>>>>>

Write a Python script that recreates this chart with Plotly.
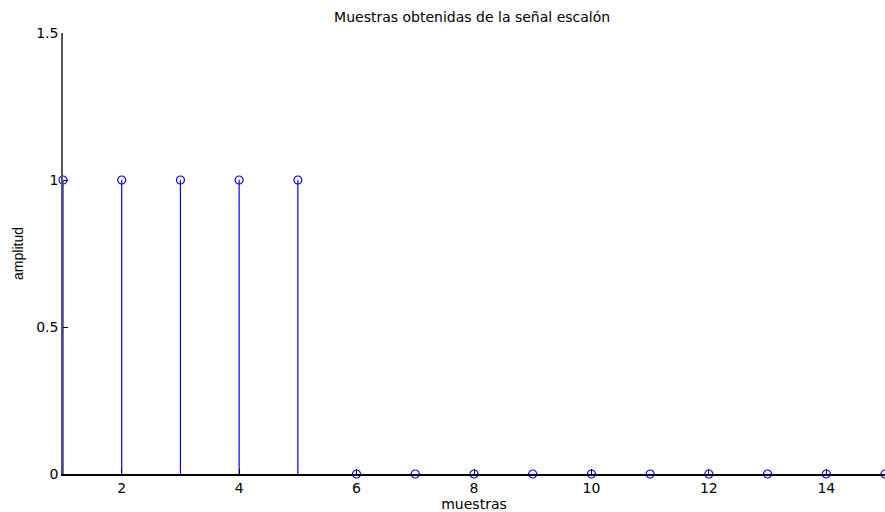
import plotly.graph_objects as go

# Sample indices and sampled step amplitudes
muestras = list(range(1, 16))
amplitud = [1, 1, 1, 1, 1, 0, 0, 0, 0, 0, 0, 0, 0, 0, 0]

y_ticks = [0, 0.5, 1, 1.5]
y_tick_text = ["0", "0.5", "1", "1.5"]
x_ticks = [2, 4, 6, 8, 10, 12, 14]

BLUE = "#0000ff"

# Stem lines: one segment from 0 to each sample value
stem_x, stem_y = [], []
for xi, yi in zip(muestras, amplitud):
    stem_x += [xi, xi, None]
    stem_y += [0, yi, None]

fig = go.Figure()
fig.add_trace(go.Scatter(
    x=stem_x, y=stem_y, mode="lines",
    line=dict(color=BLUE, width=1.2),
    hoverinfo="skip", showlegend=False,
))
fig.add_trace(go.Scatter(
    x=muestras, y=amplitud, mode="markers",
    marker=dict(symbol="circle-open", size=8, color=BLUE, line=dict(color=BLUE, width=1.2)),
    showlegend=False, cliponaxis=False,
))

font = dict(family="DejaVu Sans, sans-serif", size=14, color="#000000")
vfont = dict(family="Liberation Sans, Arial, sans-serif", size=14, color="#000000")

fig.update_layout(
    width=885, height=512,
    margin=dict(l=63, r=0, t=33, b=38),
    paper_bgcolor="white", plot_bgcolor="white",
    font=font,
    title=dict(
        text="Muestras obtenidas de la señal escalón",
        x=0.5335, xanchor="center", y=0.967, yanchor="middle",
        font=font,
    ),
    xaxis=dict(
        range=[1, 15], tickmode="array", tickvals=x_ticks,
        ticks="inside", ticklen=5, tickcolor="#000000", tickwidth=1,
        showline=True, linecolor="#000000", linewidth=1.5,
        showgrid=False, zeroline=False, mirror=False,
        title=dict(text="muestras", standoff=2, font=font),
        tickfont=font,
    ),
    yaxis=dict(
        range=[0, 1.5], tickmode="array", tickvals=y_ticks, ticktext=y_tick_text,
        ticks="inside", ticklen=5, tickcolor="#000000", tickwidth=1,
        showline=True, linecolor="#555555", linewidth=1.5,
        showgrid=False, zeroline=False, mirror=False,
        title=dict(text="amplitud", standoff=9, font=vfont),
        tickfont=font,
    ),
)

fig.write_html("out.html")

<<<<<

Output all of the data exactly as it stands, minus any images.

Write a Python script that recreates this chart with Plotly.
import plotly.graph_objects as go

# Sample indices and sampled step amplitudes
muestras = list(range(1, 16))
amplitud = [1, 1, 1, 1, 1, 0, 0, 0, 0, 0, 0, 0, 0, 0, 0]

y_ticks = [0, 0.5, 1, 1.5]
y_tick_text = ["0", "0.5", "1", "1.5"]
x_ticks = [2, 4, 6, 8, 10, 12, 14]

BLUE = "#0000ff"

# Stem lines: one segment from 0 to each sample value
stem_x, stem_y = [], []
for xi, yi in zip(muestras, amplitud):
    stem_x += [xi, xi, None]
    stem_y += [0, yi, None]

fig = go.Figure()
fig.add_trace(go.Scatter(
    x=stem_x, y=stem_y, mode="lines",
    line=dict(color=BLUE, width=1.2),
    hoverinfo="skip", showlegend=False,
))
fig.add_trace(go.Scatter(
    x=muestras, y=amplitud, mode="markers",
    marker=dict(symbol="circle-open", size=8, color=BLUE, line=dict(color=BLUE, width=1.2)),
    showlegend=False, cliponaxis=False,
))

font = dict(family="DejaVu Sans, sans-serif", size=14, color="#000000")
vfont = dict(family="Liberation Sans, Arial, sans-serif", size=14, color="#000000")

fig.update_layout(
    width=885, height=512,
    margin=dict(l=63, r=0, t=33, b=38),
    paper_bgcolor="white", plot_bgcolor="white",
    font=font,
    title=dict(
        text="Muestras obtenidas de la señal escalón",
        x=0.5335, xanchor="center", y=0.967, yanchor="middle",
        font=font,
    ),
    xaxis=dict(
        range=[1, 15], tickmode="array", tickvals=x_ticks,
        ticks="inside", ticklen=5, tickcolor="#000000", tickwidth=1,
        showline=True, linecolor="#000000", linewidth=1.5,
        showgrid=False, zeroline=False, mirror=False,
        title=dict(text="muestras", standoff=2, font=font),
        tickfont=font,
    ),
    yaxis=dict(
        range=[0, 1.5], tickmode="array", tickvals=y_ticks, ticktext=y_tick_text,
        ticks="inside", ticklen=5, tickcolor="#000000", tickwidth=1,
        showline=True, linecolor="#555555", linewidth=1.5,
        showgrid=False, zeroline=False, mirror=False,
        title=dict(text="amplitud", standoff=9, font=vfont),
        tickfont=font,
    ),
)

fig.write_html("out.html")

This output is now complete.